WATCH LARRY ZERNER ON NBC's 1 VS. 100:
TV STORE ONLINE: All these years later are you surprised at the success that the FRIDAY THE 13TH movies have had?
ZERNER: I guess. It's hard now to imagine that thirty years ago there wasn't anything like FRIDAY THE 13TH out there. Back when we were shooting it we obviously had no idea that there were going to be nine Jason movies that would be made after ours.
TV STORE ONLINE: Are the FRIDAY THE 13TH movies modern day morality tales?
ZERNER: I don't think so. I've seen that said often about the movies but I don't think that they are. The rule is that if you have sex in a FRIDAY THE 13TH movie that you have to die, or if you do drugs in the FRIDAY THE 13TH movies that you'll die as well. But if you look at FRIDAY THE 13TH 3D "Shelly" doesn't do drugs and he doesn't have sex, but yet he dies. I think the real rule of a FRIDAY THE 13TH film is that if you talk you die. Everyone dies regardless if you do drugs or have sex in any of the F13 films.
TV STORE ONLINE: Excluding FRIDAY THE 13TH 3-D....What is the best F13 film and which is the worst?
ZERNER: Excluding 3.....I really like Part 2 (1981). But I think that Parts 4 (1984) and 6 (1986) are the best in the franchise and I think that JASON TAKES MANHATTAN (1989) is the worst. It seems like they didn't have the money they needed to make that one right. When Jason gets to NYC it gets really good, but the rest of it I didn't care for. No offense though to any of the people that made that one.
TV STORE ONLINE: What about JASON X (2001)?
ZERNER: There are some great moments in JASON X that are very smart and clever. I really liked a lot of JASON X. That stuff with the campers in really great.
TV STORE ONLINE: Why do you think though that these F13 films have engrained themselves so much into the popular American culture?

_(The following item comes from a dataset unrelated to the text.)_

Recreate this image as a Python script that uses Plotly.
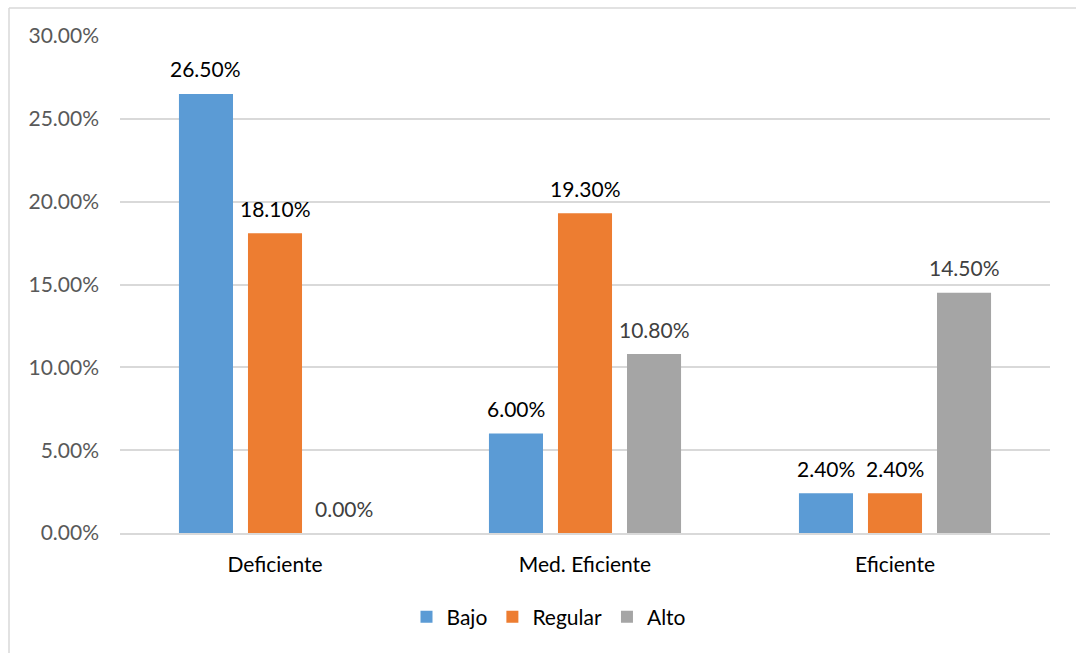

ZERNER: Well I think that it's because of the time in which they were made and who was watching them. I think that a lot of their audience were just like twelve or thirteen years old at the time and they were just starting puberty. This is maybe the first time that they saw sex on the screen. Then there's the fear inside of a horror movie too. These audience members are starting to feel emotions that they've never felt before in their lives and I think that's why the John Hughes movies have had a similar impact on popular culture today. I can remember feeling that same way when I first saw George Romero's original DAWN OF THE DEAD (1978) when I was fifteen years old. That was the movie that did that to me.
TV STORE ONLINE: Where can we see you next?
ZERNER: I don't do a lot of conventions but I'll be at the Mad Monster Party convention in New Orleans on September 13th 2013. Plus, I've got a cameo in a movie that's coming out next year called KNIGHTS OF BADASSDOM.